20 years ago today, I made a phone call

by | Sep 13, 2021 | News, Organization, Volunteers

20 years ago today, on Sep 13 2001, I made a phone call. Today, I’m asking you to donate $20 to help create a more socially resilient world.

Here’s the story.

Sep 13 2001

I was trying to work on my dissertation, but, like much of the country, couldn’t concentrate. I vaguely knew that the Red Cross did something with disaster, so I called the local office. I thought that maybe I could shake a can at the local airshow that weekend.

Little did I know that phone call was the start of an entirely different life.

I spent that day and the next answering phones, and accepting walk-in donations at the Red Cross office. On the weekend, I took my first disaster class. I’ve been a Red Cross volunteer ever since. I’ve deployed locally and nationally to floods, fires, hurricanes, earthquakes, taken numerous classes, taught CPR and First Aid, developed training exercises, and have served with four different chapters. This uncovered a passion for disaster management.

But that was only the beginning.

Straddling the gap

The next shift toward my new life came with a National Research Council fellowship (yes, I did eventually finish the d*dissertation) at the Pacific Disaster Center, and a subsequent job with InSTEDD, a non-profit startup working to use technology for very early detection of emerging infectious diseases.

These experiences brought me into touch with people outside formal response organizations who were working to prepare their communities for disaster. I gained a deep appreciation for the people who respond to disaster because they happen to be in its way, and a recognition that grassroots responders far outnumber trained responders.

But I was still not ready to let go of technology, and leap into a life in disaster.

My own crisis

As is so often the case, I needed my own crisis to catalyze real change. I had been working on a very large, very challenging, and very prestigious project. It was also very contentious. I was in over my head in more ways than one, and failed both myself and the project. Traumatized by the experience, I went on a six-week road trip determined to understand what I was doing wrong, and how I could ensure that I never got myself into such a situation ever again.
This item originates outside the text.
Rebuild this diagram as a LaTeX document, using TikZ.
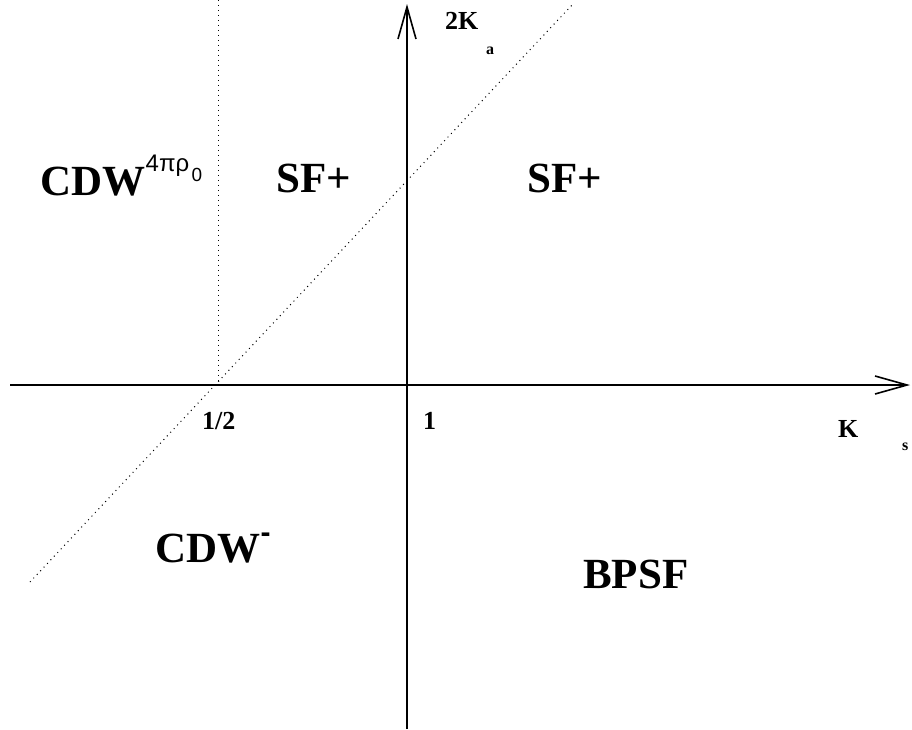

I came back with two insights:

  1. With all the privileges I’ve been given, I had absolute no right to be unhappy; I should find a way to be happy or give everything to someone who could.
  2. Most of my life, I’d been living other people’s lives, disaster was my real passion, and what I really wanted to do was to work to make grassroots crisis responses more likely to happen and to be effective.
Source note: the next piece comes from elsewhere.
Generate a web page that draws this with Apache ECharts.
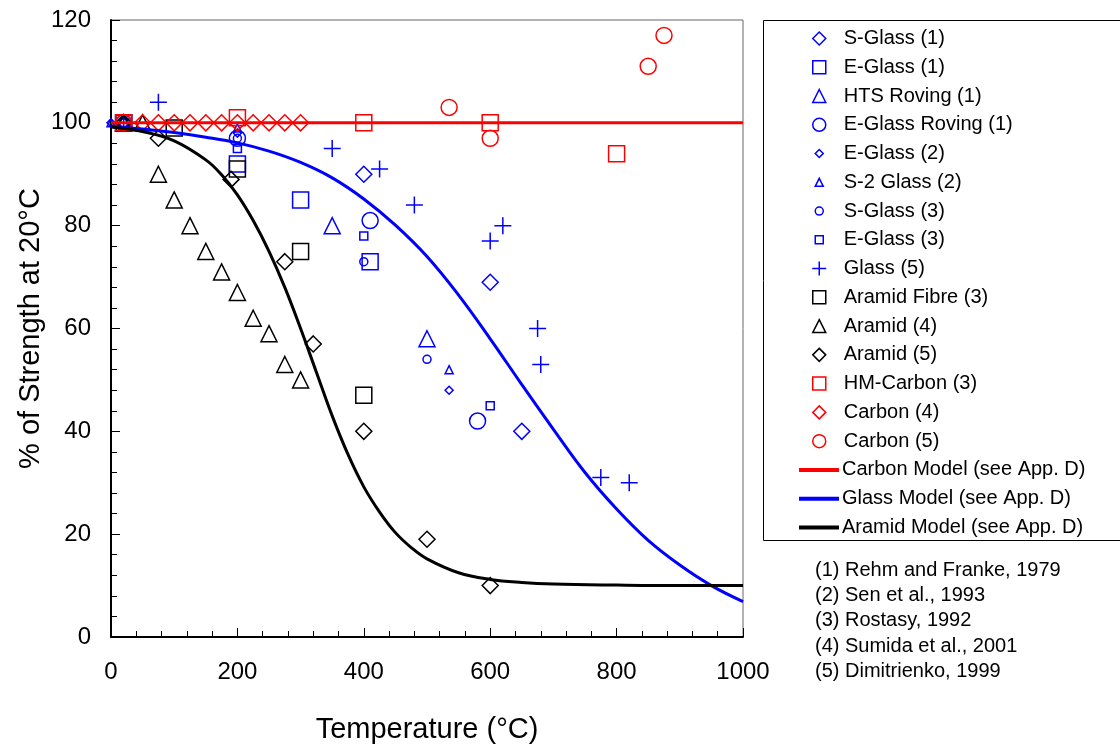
<!DOCTYPE html>
<html>
<head>
<meta charset="utf-8">
<script src="https://cdn.jsdelivr.net/npm/echarts@6/dist/echarts.min.js"></script>
<style>
html,body{margin:0;padding:0;background:#fff}
#main{width:1120px;height:744px}
</style>
</head>
<body>
<div id="main"></div>
<script>
// measured points, [temperature, % of strength]
var sGlass1 = [[20,100],[400,90],[600,69],[650,40]];
var eGlass1 = [[20,100],[200,92],[300,85],[410,73]];
var htsRoving1 = [[20,100],[350,80],[500,58]];
var eGlassRoving1 = [[20,100],[200,97],[410,81],[580,42]];
var eGlass2 = [[0,100],[200,98],[535,48]];
var s2Glass2 = [[0,100],[200,99],[535,52]];
var sGlass3 = [[20,100],[200,97],[400,73],[500,54]];
var eGlass3 = [[20,100],[200,95],[400,78],[600,45]];
var glass5 = [[20,100],[75,104],[350,95],[425,91],[480,84],[600,77],[620,80],[675,60],[680,53],[775,31],[820,30]];
var aramidFibre3 = [[20,100],[100,99],[200,91],[300,75],[400,47]];
var aramid4 = [[20,100],[50,100],[75,90],[100,85],[125,80],[150,75],[175,71],[200,67],[225,62],[250,59],[275,53],[300,50]];
var aramid5 = [[20,100],[75,97],[190,89],[275,73],[320,57],[400,40],[500,19],[600,10]];
var hmCarbon3 = [[20,100],[200,101],[400,100],[600,100],[800,94]];
var carbon4 = [[50,100],[75,100],[100,100],[125,100],[150,100],[175,100],[200,100],[225,100],[250,100],[275,100],[300,100]];
var carbon5 = [[20,100],[535,103],[600,97],[850,111],[875,117]];

// model curves
var carbonModel = [[0,100],[1000,100]];
var glassModel = [[0,99.3],[50,98.8],[100,98.1],[150,97.2],[200,96.1],[250,94.5],[300,92.3],[350,89.3],[400,85.2],[450,80.1],[500,74],[550,66.5],[600,58],[650,49.1],[700,40.4],[750,32],[800,24.9],[850,18.8],[900,14],[950,10],[1000,6.9]];
var aramidModel = [[0,99.2],[50,98.3],[100,96.5],[150,92.8],[175,89.9],[200,86],[225,81],[250,75],[275,68],[300,60],[325,51.5],[350,43],[375,35.5],[400,29.2],[425,24.3],[450,20.3],[475,17.4],[500,15.2],[550,12.5],[600,11.2],[650,10.6],[700,10.3],[800,10.1],[900,10],[1000,10]];

var refNotes = ['(1) Rehm and Franke, 1979','(2) Sen et al., 1993','(3) Rostasy, 1992','(4) Sumida et al., 2001','(5) Dimitrienko, 1999'];

var FONT = '"Liberation Sans", Arial, sans-serif';
var BLUE = '#0000ff', RED = '#ff0000', BLACK = '#000000';
var DIAMOND = 'path://M5,0 L10,5 L5,10 L0,5 Z';
var SQUARE = 'path://M0,0 L10,0 L10,10 L0,10 Z';
var TRIANGLE = 'path://M5,0 L10,10 L0,10 Z';
var PLUS = 'path://M5,0 L5,10 M0,5 L10,5';

var marks = [
	['S-Glass (1)', sGlass1, DIAMOND, 16, BLUE, 13],
	['E-Glass (1)', eGlass1, SQUARE, 16, BLUE, 13],
	['HTS Roving (1)', htsRoving1, TRIANGLE, 16, BLUE, 13],
	['E-Glass Roving (1)', eGlassRoving1, 'circle', 16, BLUE, 13],
	['E-Glass (2)', eGlass2, DIAMOND, 8, BLUE, 8],
	['S-2 Glass (2)', s2Glass2, TRIANGLE, 8, BLUE, 8],
	['S-Glass (3)', sGlass3, 'circle', 8, BLUE, 8],
	['E-Glass (3)', eGlass3, SQUARE, 8, BLUE, 8],
	['Glass (5)', glass5, PLUS, 17, BLUE, 14],
	['Aramid Fibre (3)', aramidFibre3, SQUARE, 16, BLACK, 13],
	['Aramid (4)', aramid4, TRIANGLE, 16, BLACK, 13],
	['Aramid (5)', aramid5, DIAMOND, 16, BLACK, 13],
	['HM-Carbon (3)', hmCarbon3, SQUARE, 16, RED, 13],
	['Carbon (4)', carbon4, DIAMOND, 16, RED, 13],
	['Carbon (5)', carbon5, 'circle', 16, RED, 13]
];
var models = [
	['Carbon Model (see App. D)', carbonModel, RED],
	['Glass Model (see App. D)', glassModel, BLUE],
	['Aramid Model (see App. D)', aramidModel, BLACK]
];

var series = [];
var legends = [];
var graphics = [{
	type: 'rect',
	shape: {x:763.5, y:20.5, width:360, height:520},
	style: {fill:'none', stroke:'#000', lineWidth:1},
	silent: true
}];
var rowY = function(i){ return 38.5 + i*28.76; };
var legendText = {fontSize:20, fontFamily:FONT, color:'#000', lineHeight:22};

for(var i=0;i<marks.length;i++){
	var m = marks[i];
	series.push({
		name: m[0],
		type: 'scatter',
		data: m[1],
		symbol: m[2],
		symbolSize: m[3],
		symbolKeepAspect: true,
		itemStyle: {color:'rgba(0,0,0,0)', borderColor:m[4], borderWidth:1.5, opacity:1},
		z: 3
	});
	// legend box is placed by its drawn bounds, so start it at the symbol's left edge
	legends.push({
		left: 818.5 - m[5]/2, top: rowY(i) - 11, padding: 0,
		itemWidth: 39, itemHeight: m[5], itemGap: 0,
		selectedMode: false,
		data: [m[0]],
		itemStyle: {color:'rgba(0,0,0,0)', borderColor:m[4], borderWidth:1.5},
		textStyle: legendText
	});
}
for(var j=0;j<models.length;j++){
	var md = models[j];
	var ry = rowY(marks.length + j);
	series.push({
		name: md[0],
		type: 'line',
		data: md[1],
		symbol: 'none',
		smooth: 0.4,
		lineStyle: {color:md[2], width:3},
		itemStyle: {color:md[2]},
		z: 4
	});
	legends.push({
		left: 798, top: ry - 11, padding: 0,
		itemWidth: 39, itemHeight: 14, itemGap: 0,
		selectedMode: false,
		data: [{name: md[0], icon: 'none'}],
		textStyle: legendText
	});
	// legend key line
	graphics.push({
		type: 'line',
		shape: {x1:799, y1:ry, x2:839, y2:ry},
		style: {stroke:md[2], lineWidth:4},
		silent: true
	});
}

for(var k=0;k<refNotes.length;k++){
	graphics.push({
		type: 'text',
		x: 815, y: 570 + k*25.4,
		style: {text:refNotes[k], fontSize:20, fontFamily:FONT, fill:'#000', verticalAlign:'middle'},
		silent: true
	});
}

var axisCommon = {
	type: 'value',
	axisLine: {show:true, onZero:false, lineStyle:{color:'#000', width:2}},
	axisTick: {show:true, inside:true, length:9, lineStyle:{color:'#000', width:1}},
	minorTick: {show:true, splitNumber:5, length:6, lineStyle:{color:'#000', width:1}},
	splitLine: {show:false},
	nameLocation: 'middle',
	nameMoveOverlap: false,
	nameTextStyle: {fontSize:29, fontFamily:FONT, color:'#000'}
};

var myChart = echarts.init(document.getElementById('main'));
var option = {
	animation: false,
	backgroundColor: '#fff',
	grid: {left:111, right:377, top:20, bottom:107, show:true, borderColor:'#666', borderWidth:1, outerBoundsMode:'none', containLabel:false},
	xAxis: echarts.util.merge({
		min: 0, max: 1000, interval: 200,
		name: 'Temperature (°C)', nameGap: 78,
		axisLabel: {fontSize:24, fontFamily:FONT, color:'#000', margin:23, formatter: function(v){ return String(v); }}
	}, axisCommon),
	yAxis: echarts.util.merge({
		min: 0, max: 120, interval: 20,
		name: '% of Strength at 20°C', nameGap: 66,
		axisLabel: {fontSize:24, fontFamily:FONT, color:'#000', margin:20}
	}, axisCommon),
	legend: legends,
	graphic: graphics,
	series: series
};
myChart.setOption(option);
</script>
</body>
</html>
That gave me a clear direction, albeit with vague marching orders.

Making the leap

Fast forward to today, Sep 13 2021.

I have transformed myself into Founder and Executive Director of a non-profit startup. Creative Crisis Leadership is gaining momentum every day. We have five active team members. Others come and go as we undertake new projects. We have done research, and tested our training approach. We are talking with several community organizations about partnering with us in our Wildfire Readiness project. We have an active blog, a YouTube channel, and are launching a LinkedIn page — maybe even later today. We are recruiting people to help us to develop strategic business, fundraising, and marketing plans, so that we can make ourselves worthy of the support our small following of active supporters and donors have given us.

In the past two years, disaster has gone mainstream. I no longer have to explain that everyone is at risk, people need to work together in disaster, or that people need to be ready to take action in crisis to help themselves and their communities rather than waiting for someone else to take care of them.

Creative Crisis Leadership has the right mission at the right time. My next goal is an organization that doesn’t need me.

Am I happy?

Yes. For the most part. I still have some changes to make in my personal life. Starting a non-profit is a guaranteed recipe for financial worry (unless you’re independently wealthy, which I’m not). But I’m living my own life, and have no one else to blame for any unhappiness I experience.

Sep 13 2021


Twenty years ago, I made a phone call. Today, you can help create a world of people who are ready to act, improvise and overcome when facing disaster.

I’ve given 20 years. Will you give $20 to help the world get through the next 20?